* **PROVIDED MATERIAL**

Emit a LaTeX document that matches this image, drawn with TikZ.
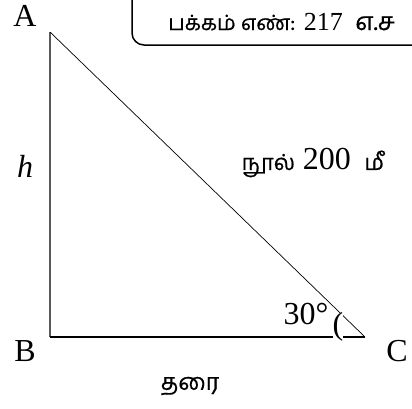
\documentclass[tikz,border=0pt]{standalone}
\usepackage{fontspec}
\setmainfont{Liberation Serif}
\newfontfamily\tamilfont[Script=Tamil, FakeBold=0.5]{Hind Madurai}
\begin{document}
\begin{tikzpicture}[x=1pt, y=-1pt]
\useasboundingbox (0,0) rectangle (412,408);
\clip (0,0) rectangle (412,408);

% --- Page box (runs off the top and right edge) ---
\draw[line width=1.5pt, rounded corners=12pt] (132,-20) rectangle (440,45);
\node[anchor=base west, inner sep=0pt, font=\fontsize{26}{28}\selectfont] (page) at (168,30)
    {{\tamilfont\fontsize{21}{24}\selectfont பக்கம் எண்:} 217\hspace{6pt} {\tamilfont\fontsize{25}{28}\selectfont எ.ச}};

% --- Triangle ---
\coordinate (A) at (50,32);
\coordinate (B) at (50,337);
\coordinate (C) at (365,337);
\draw[gray!70!black, line width=1.5pt] (A) -- (B);
\draw[line width=1.3pt] (B) -- (C);
\draw[line width=0.7pt] (A) -- (C);

% --- Vertex labels ---
\node[font=\fontsize{32}{34}\selectfont] (labA) at (25,16) {A};
\node[font=\fontsize{32}{34}\selectfont] (labB) at (25,351) {B};
\node[font=\fontsize{32}{34}\selectfont] (labC) at (397,351) {C};

% --- Side labels ---
\node[font=\fontsize{32}{34}\selectfont\itshape] (h) at (25,166) {h};
\node[font=\fontsize{32}{36}\selectfont] (rope) at (313,163)
    {{\tamilfont\fontsize{22}{26}\selectfont நூல்} 200\, {\tamilfont\fontsize{22}{26}\selectfont மீ}};
\node[font=\tamilfont\fontsize{23}{26}\selectfont] (ground) at (190,386) {தரை};

% --- Angle at C ---
\node[fill=white, inner sep=0pt, font=\fontsize{32}{36}\selectfont] (ang) at (306,314) {30°};
\node[fill=white, inner sep=0pt, font=\fontsize{32}{36}\selectfont] (arcC) at (338,327) {(};

\end{tikzpicture}
\end{document}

* **REQUIREMENTS**
Repeat all the data as it stands, dropping any images it holds.

* **RESULT FOR THIS EXERCISE**
Emit a LaTeX document that matches this image, drawn with TikZ.
\documentclass[tikz,border=0pt]{standalone}
\usepackage{fontspec}
\setmainfont{Liberation Serif}
\newfontfamily\tamilfont[Script=Tamil, FakeBold=0.5]{Hind Madurai}
\begin{document}
\begin{tikzpicture}[x=1pt, y=-1pt]
\useasboundingbox (0,0) rectangle (412,408);
\clip (0,0) rectangle (412,408);

% --- Page box (runs off the top and right edge) ---
\draw[line width=1.5pt, rounded corners=12pt] (132,-20) rectangle (440,45);
\node[anchor=base west, inner sep=0pt, font=\fontsize{26}{28}\selectfont] (page) at (168,30)
    {{\tamilfont\fontsize{21}{24}\selectfont பக்கம் எண்:} 217\hspace{6pt} {\tamilfont\fontsize{25}{28}\selectfont எ.ச}};

% --- Triangle ---
\coordinate (A) at (50,32);
\coordinate (B) at (50,337);
\coordinate (C) at (365,337);
\draw[gray!70!black, line width=1.5pt] (A) -- (B);
\draw[line width=1.3pt] (B) -- (C);
\draw[line width=0.7pt] (A) -- (C);

% --- Vertex labels ---
\node[font=\fontsize{32}{34}\selectfont] (labA) at (25,16) {A};
\node[font=\fontsize{32}{34}\selectfont] (labB) at (25,351) {B};
\node[font=\fontsize{32}{34}\selectfont] (labC) at (397,351) {C};

% --- Side labels ---
\node[font=\fontsize{32}{34}\selectfont\itshape] (h) at (25,166) {h};
\node[font=\fontsize{32}{36}\selectfont] (rope) at (313,163)
    {{\tamilfont\fontsize{22}{26}\selectfont நூல்} 200\, {\tamilfont\fontsize{22}{26}\selectfont மீ}};
\node[font=\tamilfont\fontsize{23}{26}\selectfont] (ground) at (190,386) {தரை};

% --- Angle at C ---
\node[fill=white, inner sep=0pt, font=\fontsize{32}{36}\selectfont] (ang) at (306,314) {30°};
\node[fill=white, inner sep=0pt, font=\fontsize{32}{36}\selectfont] (arcC) at (338,327) {(};

\end{tikzpicture}
\end{document}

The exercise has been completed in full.